◆ Supplied data ◆
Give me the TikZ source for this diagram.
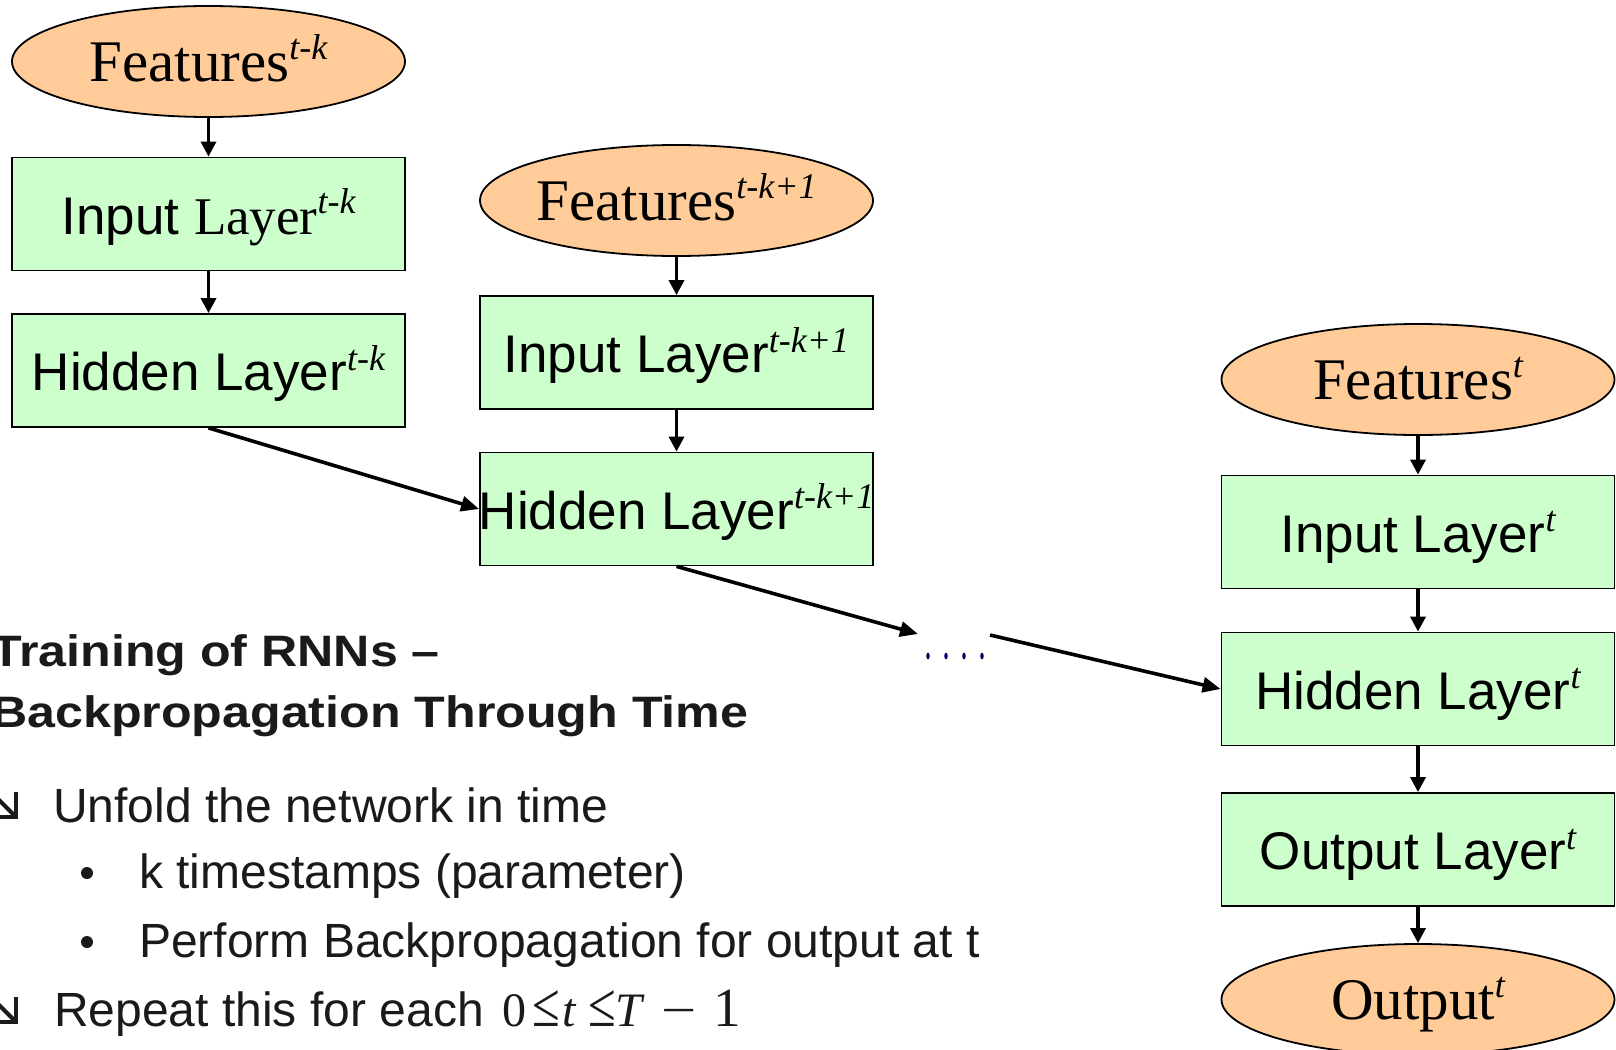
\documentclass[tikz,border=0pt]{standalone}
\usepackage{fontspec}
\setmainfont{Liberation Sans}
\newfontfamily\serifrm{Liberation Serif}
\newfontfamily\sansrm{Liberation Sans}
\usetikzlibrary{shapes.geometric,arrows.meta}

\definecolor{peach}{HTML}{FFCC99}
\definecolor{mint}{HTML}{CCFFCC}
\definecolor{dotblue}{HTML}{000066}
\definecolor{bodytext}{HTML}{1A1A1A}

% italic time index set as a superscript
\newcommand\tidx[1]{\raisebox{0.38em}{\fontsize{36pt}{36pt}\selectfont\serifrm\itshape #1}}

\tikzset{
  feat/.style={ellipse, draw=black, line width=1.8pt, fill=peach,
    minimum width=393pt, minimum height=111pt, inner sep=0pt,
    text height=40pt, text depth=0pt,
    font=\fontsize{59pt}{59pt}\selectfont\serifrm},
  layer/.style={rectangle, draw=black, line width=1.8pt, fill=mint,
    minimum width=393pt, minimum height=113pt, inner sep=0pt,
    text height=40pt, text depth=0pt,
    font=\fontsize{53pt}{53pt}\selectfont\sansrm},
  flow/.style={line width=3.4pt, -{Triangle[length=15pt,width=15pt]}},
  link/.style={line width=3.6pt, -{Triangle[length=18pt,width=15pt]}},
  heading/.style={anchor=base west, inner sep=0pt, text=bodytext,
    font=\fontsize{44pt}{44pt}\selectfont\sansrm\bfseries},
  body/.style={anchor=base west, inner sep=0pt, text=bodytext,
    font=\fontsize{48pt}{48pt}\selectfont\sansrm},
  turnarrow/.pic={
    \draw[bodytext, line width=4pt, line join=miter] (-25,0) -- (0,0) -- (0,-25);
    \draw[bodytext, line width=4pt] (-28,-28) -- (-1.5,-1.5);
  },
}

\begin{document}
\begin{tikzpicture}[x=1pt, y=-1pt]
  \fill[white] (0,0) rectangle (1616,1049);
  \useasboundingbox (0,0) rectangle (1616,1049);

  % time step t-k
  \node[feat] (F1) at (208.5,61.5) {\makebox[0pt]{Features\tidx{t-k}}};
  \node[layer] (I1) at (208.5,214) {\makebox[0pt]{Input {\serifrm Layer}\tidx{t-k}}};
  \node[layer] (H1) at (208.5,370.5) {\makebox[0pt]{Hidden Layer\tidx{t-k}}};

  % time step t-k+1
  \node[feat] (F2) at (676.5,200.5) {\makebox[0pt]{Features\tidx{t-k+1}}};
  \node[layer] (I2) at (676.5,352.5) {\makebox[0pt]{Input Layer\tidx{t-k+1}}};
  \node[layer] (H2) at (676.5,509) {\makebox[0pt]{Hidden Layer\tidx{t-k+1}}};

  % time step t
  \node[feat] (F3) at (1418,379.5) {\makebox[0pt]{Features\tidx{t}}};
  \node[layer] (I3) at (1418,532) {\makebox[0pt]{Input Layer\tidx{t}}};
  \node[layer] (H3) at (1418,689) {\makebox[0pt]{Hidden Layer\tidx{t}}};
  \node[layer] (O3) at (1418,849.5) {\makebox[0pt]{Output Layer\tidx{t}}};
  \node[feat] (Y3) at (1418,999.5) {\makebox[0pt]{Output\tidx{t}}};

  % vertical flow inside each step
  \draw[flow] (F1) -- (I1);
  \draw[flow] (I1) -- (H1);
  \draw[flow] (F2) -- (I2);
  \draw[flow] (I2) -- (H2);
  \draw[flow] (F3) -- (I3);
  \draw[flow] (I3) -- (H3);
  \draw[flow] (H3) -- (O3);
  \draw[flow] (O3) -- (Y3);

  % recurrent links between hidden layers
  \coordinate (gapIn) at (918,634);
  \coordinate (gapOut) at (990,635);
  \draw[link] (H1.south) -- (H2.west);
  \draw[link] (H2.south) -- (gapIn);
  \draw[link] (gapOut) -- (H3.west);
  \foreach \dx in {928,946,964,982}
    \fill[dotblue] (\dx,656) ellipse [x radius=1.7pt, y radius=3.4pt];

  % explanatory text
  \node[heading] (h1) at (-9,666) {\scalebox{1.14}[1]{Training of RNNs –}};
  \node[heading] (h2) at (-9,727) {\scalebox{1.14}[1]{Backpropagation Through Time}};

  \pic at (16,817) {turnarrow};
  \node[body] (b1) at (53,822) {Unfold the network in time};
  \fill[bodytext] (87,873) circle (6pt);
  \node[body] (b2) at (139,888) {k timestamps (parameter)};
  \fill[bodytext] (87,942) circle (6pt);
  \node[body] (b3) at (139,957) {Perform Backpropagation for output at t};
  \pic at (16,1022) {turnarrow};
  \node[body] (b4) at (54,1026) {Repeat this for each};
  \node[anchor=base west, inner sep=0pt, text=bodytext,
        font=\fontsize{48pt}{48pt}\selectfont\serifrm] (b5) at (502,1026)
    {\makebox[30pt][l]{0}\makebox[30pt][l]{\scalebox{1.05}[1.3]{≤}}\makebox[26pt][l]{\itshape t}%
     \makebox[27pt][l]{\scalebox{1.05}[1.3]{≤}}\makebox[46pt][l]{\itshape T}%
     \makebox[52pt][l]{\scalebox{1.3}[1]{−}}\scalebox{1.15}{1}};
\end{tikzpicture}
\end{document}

◆ Your instructions ◆
From the material above, reproduce everything verbatim except the pictures.

◆ Response ◆
Give me the TikZ source for this diagram.
\documentclass[tikz,border=0pt]{standalone}
\usepackage{fontspec}
\setmainfont{Liberation Sans}
\newfontfamily\serifrm{Liberation Serif}
\newfontfamily\sansrm{Liberation Sans}
\usetikzlibrary{shapes.geometric,arrows.meta}

\definecolor{peach}{HTML}{FFCC99}
\definecolor{mint}{HTML}{CCFFCC}
\definecolor{dotblue}{HTML}{000066}
\definecolor{bodytext}{HTML}{1A1A1A}

% italic time index set as a superscript
\newcommand\tidx[1]{\raisebox{0.38em}{\fontsize{36pt}{36pt}\selectfont\serifrm\itshape #1}}

\tikzset{
  feat/.style={ellipse, draw=black, line width=1.8pt, fill=peach,
    minimum width=393pt, minimum height=111pt, inner sep=0pt,
    text height=40pt, text depth=0pt,
    font=\fontsize{59pt}{59pt}\selectfont\serifrm},
  layer/.style={rectangle, draw=black, line width=1.8pt, fill=mint,
    minimum width=393pt, minimum height=113pt, inner sep=0pt,
    text height=40pt, text depth=0pt,
    font=\fontsize{53pt}{53pt}\selectfont\sansrm},
  flow/.style={line width=3.4pt, -{Triangle[length=15pt,width=15pt]}},
  link/.style={line width=3.6pt, -{Triangle[length=18pt,width=15pt]}},
  heading/.style={anchor=base west, inner sep=0pt, text=bodytext,
    font=\fontsize{44pt}{44pt}\selectfont\sansrm\bfseries},
  body/.style={anchor=base west, inner sep=0pt, text=bodytext,
    font=\fontsize{48pt}{48pt}\selectfont\sansrm},
  turnarrow/.pic={
    \draw[bodytext, line width=4pt, line join=miter] (-25,0) -- (0,0) -- (0,-25);
    \draw[bodytext, line width=4pt] (-28,-28) -- (-1.5,-1.5);
  },
}

\begin{document}
\begin{tikzpicture}[x=1pt, y=-1pt]
  \fill[white] (0,0) rectangle (1616,1049);
  \useasboundingbox (0,0) rectangle (1616,1049);

  % time step t-k
  \node[feat] (F1) at (208.5,61.5) {\makebox[0pt]{Features\tidx{t-k}}};
  \node[layer] (I1) at (208.5,214) {\makebox[0pt]{Input {\serifrm Layer}\tidx{t-k}}};
  \node[layer] (H1) at (208.5,370.5) {\makebox[0pt]{Hidden Layer\tidx{t-k}}};

  % time step t-k+1
  \node[feat] (F2) at (676.5,200.5) {\makebox[0pt]{Features\tidx{t-k+1}}};
  \node[layer] (I2) at (676.5,352.5) {\makebox[0pt]{Input Layer\tidx{t-k+1}}};
  \node[layer] (H2) at (676.5,509) {\makebox[0pt]{Hidden Layer\tidx{t-k+1}}};

  % time step t
  \node[feat] (F3) at (1418,379.5) {\makebox[0pt]{Features\tidx{t}}};
  \node[layer] (I3) at (1418,532) {\makebox[0pt]{Input Layer\tidx{t}}};
  \node[layer] (H3) at (1418,689) {\makebox[0pt]{Hidden Layer\tidx{t}}};
  \node[layer] (O3) at (1418,849.5) {\makebox[0pt]{Output Layer\tidx{t}}};
  \node[feat] (Y3) at (1418,999.5) {\makebox[0pt]{Output\tidx{t}}};

  % vertical flow inside each step
  \draw[flow] (F1) -- (I1);
  \draw[flow] (I1) -- (H1);
  \draw[flow] (F2) -- (I2);
  \draw[flow] (I2) -- (H2);
  \draw[flow] (F3) -- (I3);
  \draw[flow] (I3) -- (H3);
  \draw[flow] (H3) -- (O3);
  \draw[flow] (O3) -- (Y3);

  % recurrent links between hidden layers
  \coordinate (gapIn) at (918,634);
  \coordinate (gapOut) at (990,635);
  \draw[link] (H1.south) -- (H2.west);
  \draw[link] (H2.south) -- (gapIn);
  \draw[link] (gapOut) -- (H3.west);
  \foreach \dx in {928,946,964,982}
    \fill[dotblue] (\dx,656) ellipse [x radius=1.7pt, y radius=3.4pt];

  % explanatory text
  \node[heading] (h1) at (-9,666) {\scalebox{1.14}[1]{Training of RNNs –}};
  \node[heading] (h2) at (-9,727) {\scalebox{1.14}[1]{Backpropagation Through Time}};

  \pic at (16,817) {turnarrow};
  \node[body] (b1) at (53,822) {Unfold the network in time};
  \fill[bodytext] (87,873) circle (6pt);
  \node[body] (b2) at (139,888) {k timestamps (parameter)};
  \fill[bodytext] (87,942) circle (6pt);
  \node[body] (b3) at (139,957) {Perform Backpropagation for output at t};
  \pic at (16,1022) {turnarrow};
  \node[body] (b4) at (54,1026) {Repeat this for each};
  \node[anchor=base west, inner sep=0pt, text=bodytext,
        font=\fontsize{48pt}{48pt}\selectfont\serifrm] (b5) at (502,1026)
    {\makebox[30pt][l]{0}\makebox[30pt][l]{\scalebox{1.05}[1.3]{≤}}\makebox[26pt][l]{\itshape t}%
     \makebox[27pt][l]{\scalebox{1.05}[1.3]{≤}}\makebox[46pt][l]{\itshape T}%
     \makebox[52pt][l]{\scalebox{1.3}[1]{−}}\scalebox{1.15}{1}};
\end{tikzpicture}
\end{document}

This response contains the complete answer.